Take, for example, the following from the News Corp story:
Mr Carr also laments travelling in business class during a trans-Atlantic flight.
“Business class. No edible food. No airline pyjamas,” Mr Carr notes. “I lie in my tailored suit.” [Source]
The excerpt comes from a lengthy entry where he’s discussing meeting Hilary Clinton the next day. To say he was ‘lamenting travelling in business class’ is like saying Obeid ‘did some favours for his mates’. Carr was complaining that he would look crumpled and tired during his meeting with an important ally.
It’s a theme that emerges often throughout the book. Carr is expected to represent Australia while jetlagged, exhausted, and uncomfortable. He is the face of Australia’s diplomatic mission, and yet we handicap his capacity. This is what he’s complaining about, not the lack of edible food.
This weariness, sleeplessness (he notes how regularly he pops sleeping temazepam; it’s scarily frequent), and exhaustion must have resulted in errors of judgement. In what he thought must have been a witty remark, he compares the conditions of a flight to the slave trade… twice. It’s in the same frame of mind that he concocts the ‘Carr Peace Plan’ to release Melinda Taylor from Libyan arrest. His plan is bold and courageous, but concocted entirely without consultation with his departmental advisers who, understandably, panic.
During the Taylor saga, Carr finally seems like a genuine, caring, thoughtful guy. Why does he act recklessly? Because he prioritised the safety of Taylor over everything else. It preoccupied his thoughts.
Although this preoccupation distracted him from enacting his usual persona (the pretentious, smug, self-satisfied prat), it also revealed that the guy has absolutely no capacity for introspection, nor does he understand how the world views him. He’s cripplingly insecure — when his opinion about China’s relationship with North Korea is rebutted by an eminent person, he corners her and tells her that his view was based on cables and he’d hate for her to think that he had been naif. And he doesn’t know how to deal with the political instability of the Gillard Government — resigning himself to the inevitability of defeat (what he terms the ‘Gotterdammerung’), believing that he needed to be somehow above domestic politics as the Foreign Minister.

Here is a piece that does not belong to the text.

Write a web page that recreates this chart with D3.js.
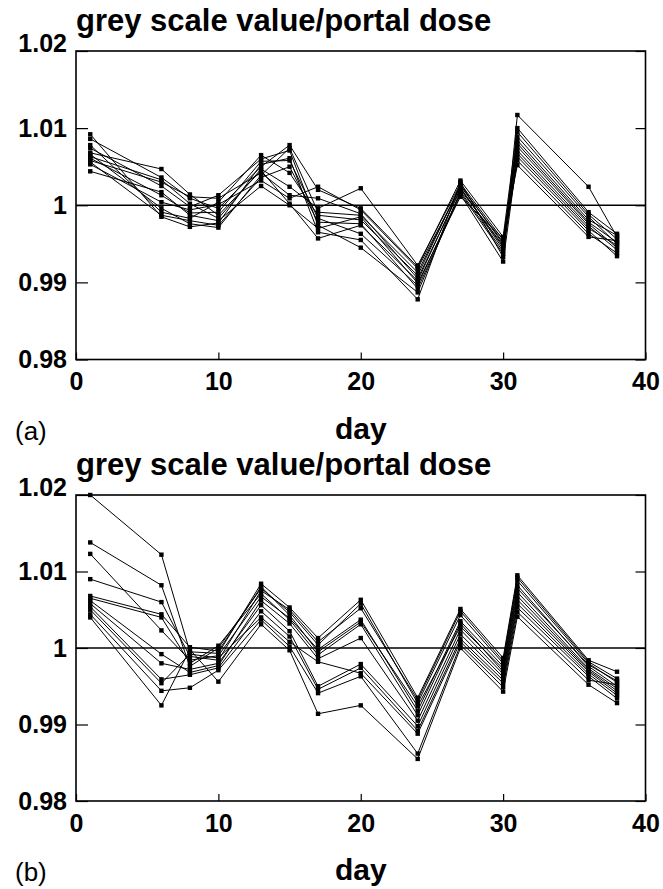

The result is a diary of a man whose diary you wouldn’t really wish to read. He’s unlikable and remains so throughout the text, especially when he’s signing his own praises. His vanity is especially grating.
Had he been wise, he would have given his diary to somebody interesting, somebody with the political insight to edit and annotate the raw ingredients, and turn it into a satisfying meal of foreign policy substance. Or of ALP history substance. Of media commentary substance.
It’s difficult not to relive the drama of Ruddmentum in the text — especially shocking was the participation of Kim Beazley (as Ambassador to the US) in the domestic machinations of party politics. The fact that he was so critical of Gillard’s leadership almost from the beginning of his term was surprising.
And it’s also difficult not to be startled at the undeclared closeness between various columnists and Ministers. Greg Sheridan is portrayed as a patsy who happily gobbles up Carr’s comments on Burma and who passes off the regurgitated political line as his own insight. That part was actually revolting.
Yet in this half-baked format, none of those points bubble to the surface and we have to wade through the chewy, indigestible chunks of Bob Carr writing about Bob Carr’s distorted perception of Bob Carr.
At the very least, Diary of a Foreign Minister explains why Thoughtlines was so unreadably bad.
Fans of Bob Carr will love it. Illiterate media personalities describe it as a ‘tremendous read,’ ‘beautifully written’, and ‘a very, very important book… like the Rosetta Stone… as if an Easter Island statue came to life’ (because it’s fundamentally a book about them). Gillard supporters will chastise him for breaking Cabinet confidentiality. Coalition hacks will tut-tut. Most of the responses to this book were clearly pre-determined.
But if you don’t have a hat in this race, wait for the secondary sources on this book.